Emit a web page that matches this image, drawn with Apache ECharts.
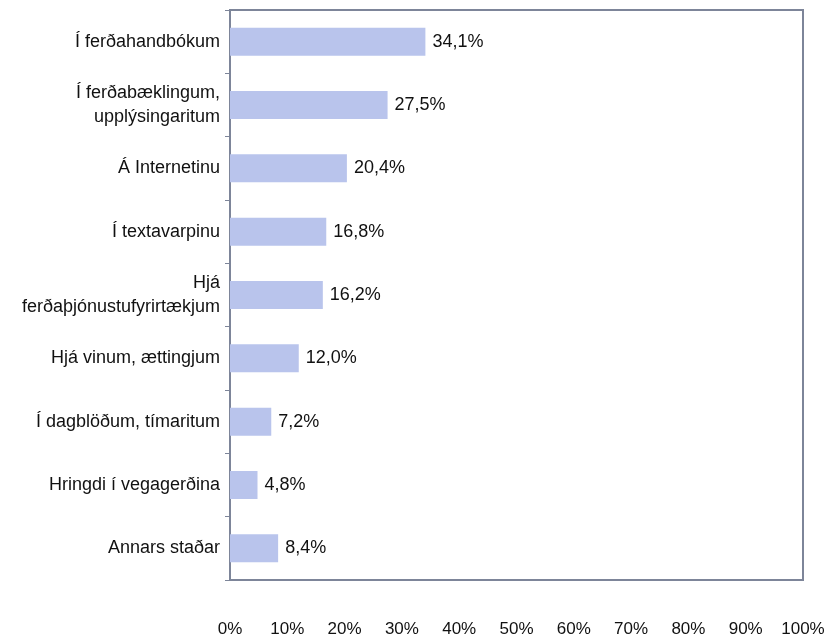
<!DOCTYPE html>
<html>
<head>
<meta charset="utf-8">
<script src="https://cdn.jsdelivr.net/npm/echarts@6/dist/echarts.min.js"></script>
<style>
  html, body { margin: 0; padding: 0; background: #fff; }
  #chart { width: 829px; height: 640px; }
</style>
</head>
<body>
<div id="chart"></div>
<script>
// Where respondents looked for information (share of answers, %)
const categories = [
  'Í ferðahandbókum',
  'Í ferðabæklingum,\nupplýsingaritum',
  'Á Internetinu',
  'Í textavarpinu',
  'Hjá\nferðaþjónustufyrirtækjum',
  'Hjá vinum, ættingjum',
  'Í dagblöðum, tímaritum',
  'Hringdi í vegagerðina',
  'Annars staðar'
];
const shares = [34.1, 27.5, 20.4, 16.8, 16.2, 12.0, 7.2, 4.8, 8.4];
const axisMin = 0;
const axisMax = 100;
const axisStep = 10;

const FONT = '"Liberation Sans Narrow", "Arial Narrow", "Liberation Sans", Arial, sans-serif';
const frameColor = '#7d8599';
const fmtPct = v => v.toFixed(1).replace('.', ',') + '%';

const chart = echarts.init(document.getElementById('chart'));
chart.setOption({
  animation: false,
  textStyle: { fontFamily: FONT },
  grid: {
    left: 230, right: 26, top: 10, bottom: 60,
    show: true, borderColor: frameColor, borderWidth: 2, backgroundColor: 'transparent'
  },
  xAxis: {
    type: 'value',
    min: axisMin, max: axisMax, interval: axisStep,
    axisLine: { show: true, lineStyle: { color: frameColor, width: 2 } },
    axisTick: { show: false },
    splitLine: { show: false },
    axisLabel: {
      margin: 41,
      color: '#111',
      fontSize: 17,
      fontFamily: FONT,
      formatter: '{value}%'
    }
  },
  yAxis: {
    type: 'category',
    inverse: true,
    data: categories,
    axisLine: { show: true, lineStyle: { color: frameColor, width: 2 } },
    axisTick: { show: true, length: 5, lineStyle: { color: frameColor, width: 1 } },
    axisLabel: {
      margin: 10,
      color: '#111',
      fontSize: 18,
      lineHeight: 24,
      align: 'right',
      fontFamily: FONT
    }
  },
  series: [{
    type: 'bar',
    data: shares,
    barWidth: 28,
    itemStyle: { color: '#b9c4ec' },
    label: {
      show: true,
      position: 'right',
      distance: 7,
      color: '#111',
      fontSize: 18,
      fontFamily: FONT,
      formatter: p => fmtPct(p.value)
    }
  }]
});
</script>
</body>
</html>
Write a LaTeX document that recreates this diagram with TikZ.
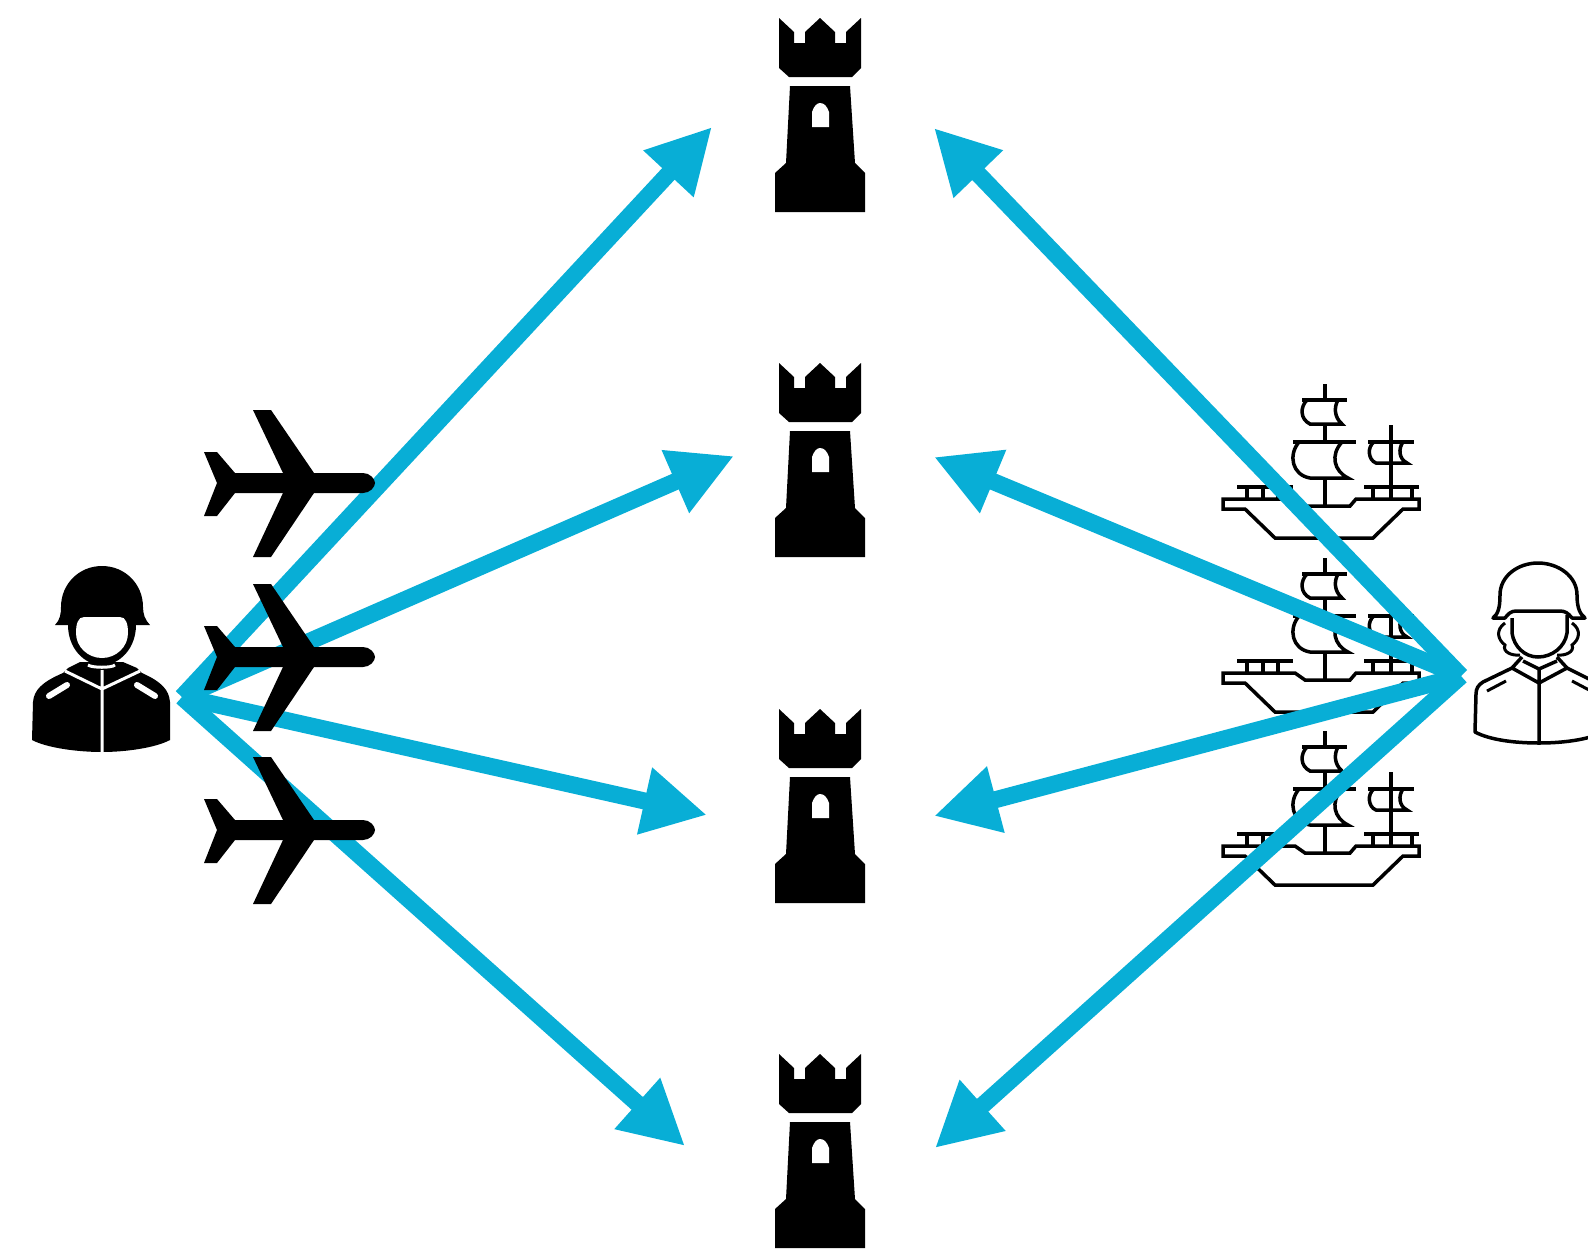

● ● ● ● ●

> [Stated problem]: Pictures are to be left out; repeat all the remaining data exactly.

> [The completed task]:
Emit a web page that matches this image, drawn with Apache ECharts.
<!DOCTYPE html>
<html>
<head>
<meta charset="utf-8">
<script src="https://cdn.jsdelivr.net/npm/echarts@6/dist/echarts.min.js"></script>
<style>
  html, body { margin: 0; padding: 0; background: #fff; }
  #chart { width: 829px; height: 640px; }
</style>
</head>
<body>
<div id="chart"></div>
<script>
// Where respondents looked for information (share of answers, %)
const categories = [
  'Í ferðahandbókum',
  'Í ferðabæklingum,\nupplýsingaritum',
  'Á Internetinu',
  'Í textavarpinu',
  'Hjá\nferðaþjónustufyrirtækjum',
  'Hjá vinum, ættingjum',
  'Í dagblöðum, tímaritum',
  'Hringdi í vegagerðina',
  'Annars staðar'
];
const shares = [34.1, 27.5, 20.4, 16.8, 16.2, 12.0, 7.2, 4.8, 8.4];
const axisMin = 0;
const axisMax = 100;
const axisStep = 10;

const FONT = '"Liberation Sans Narrow", "Arial Narrow", "Liberation Sans", Arial, sans-serif';
const frameColor = '#7d8599';
const fmtPct = v => v.toFixed(1).replace('.', ',') + '%';

const chart = echarts.init(document.getElementById('chart'));
chart.setOption({
  animation: false,
  textStyle: { fontFamily: FONT },
  grid: {
    left: 230, right: 26, top: 10, bottom: 60,
    show: true, borderColor: frameColor, borderWidth: 2, backgroundColor: 'transparent'
  },
  xAxis: {
    type: 'value',
    min: axisMin, max: axisMax, interval: axisStep,
    axisLine: { show: true, lineStyle: { color: frameColor, width: 2 } },
    axisTick: { show: false },
    splitLine: { show: false },
    axisLabel: {
      margin: 41,
      color: '#111',
      fontSize: 17,
      fontFamily: FONT,
      formatter: '{value}%'
    }
  },
  yAxis: {
    type: 'category',
    inverse: true,
    data: categories,
    axisLine: { show: true, lineStyle: { color: frameColor, width: 2 } },
    axisTick: { show: true, length: 5, lineStyle: { color: frameColor, width: 1 } },
    axisLabel: {
      margin: 10,
      color: '#111',
      fontSize: 18,
      lineHeight: 24,
      align: 'right',
      fontFamily: FONT
    }
  },
  series: [{
    type: 'bar',
    data: shares,
    barWidth: 28,
    itemStyle: { color: '#b9c4ec' },
    label: {
      show: true,
      position: 'right',
      distance: 7,
      color: '#111',
      fontSize: 18,
      fontFamily: FONT,
      formatter: p => fmtPct(p.value)
    }
  }]
});
</script>
</body>
</html>
Write a LaTeX document that recreates this diagram with TikZ.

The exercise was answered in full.